The talent constraint is real and it makes the window more valuable.
Despite the strong market, multiple panelists acknowledged that growth is being limited by a shrinking pool of qualified engineering talent. Hiring is hard and retention is expensive, but that constraint is exactly what makes operational efficiency such a competitive advantage right now.
The firms that are best positioned aren’t necessarily the ones with the most people. They’re the ones whose people are spending time on the work that actually requires human judgment—client relationships, complex problem-solving, strategy—while AI handles the volume work underneath. That’s not a consolation prize for not being able to hire. It’s a better way to operate.

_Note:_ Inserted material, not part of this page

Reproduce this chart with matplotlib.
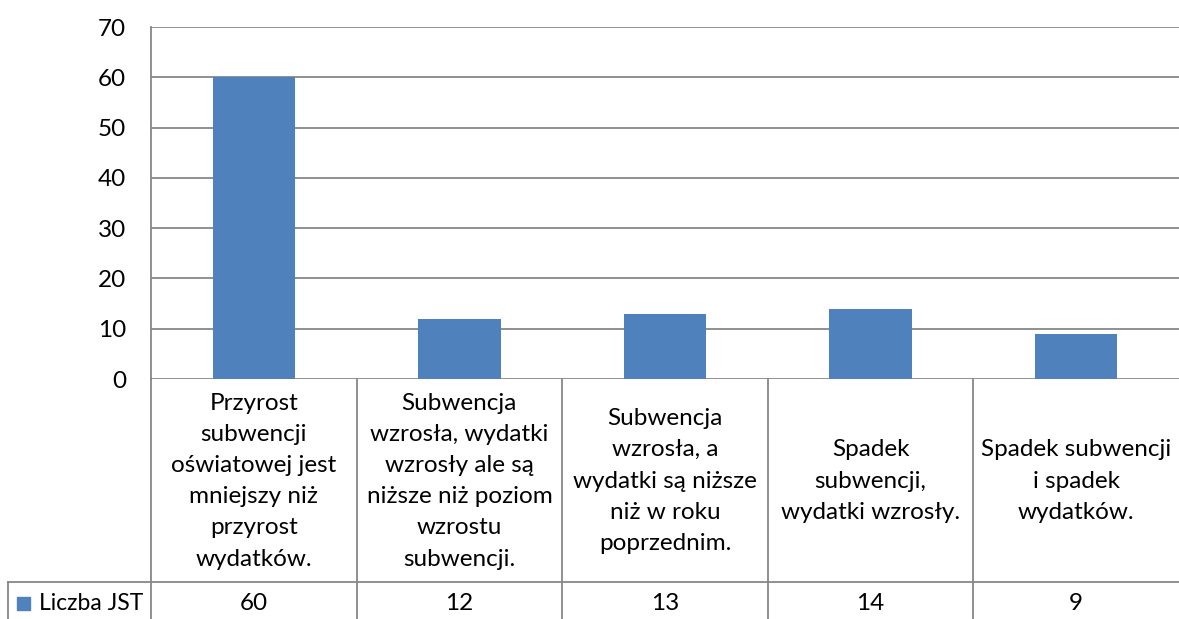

That reallocation doesn’t happen automatically, though. It requires deliberate workflow design. Most firms aren’t there yet, which means the opportunity is still wide open.
Where this is all heading
The panel closed with near-unanimous agreement on one point: the AEC industry will look fundamentally different in five years. Not incrementally different. Fundamentally different in how work gets delivered and at what scale.
The tone wasn’t cautionary. It was energized. These are CEOs who see what’s coming and want to be the ones shaping it, not reacting to it.
The firms that will lead that transition aren’t necessarily the biggest ones. They’re the ones making decisions now about how they price, how they capture knowledge, and how they structure work so their best people aren’t buried in things a system could handle.
The hourly rate isn’t dead yet. But the CEOs running the most profitable firms in the industry are already building for a world where it doesn’t define them. And right now, the market conditions to make that transition are about as good as they’re going to get.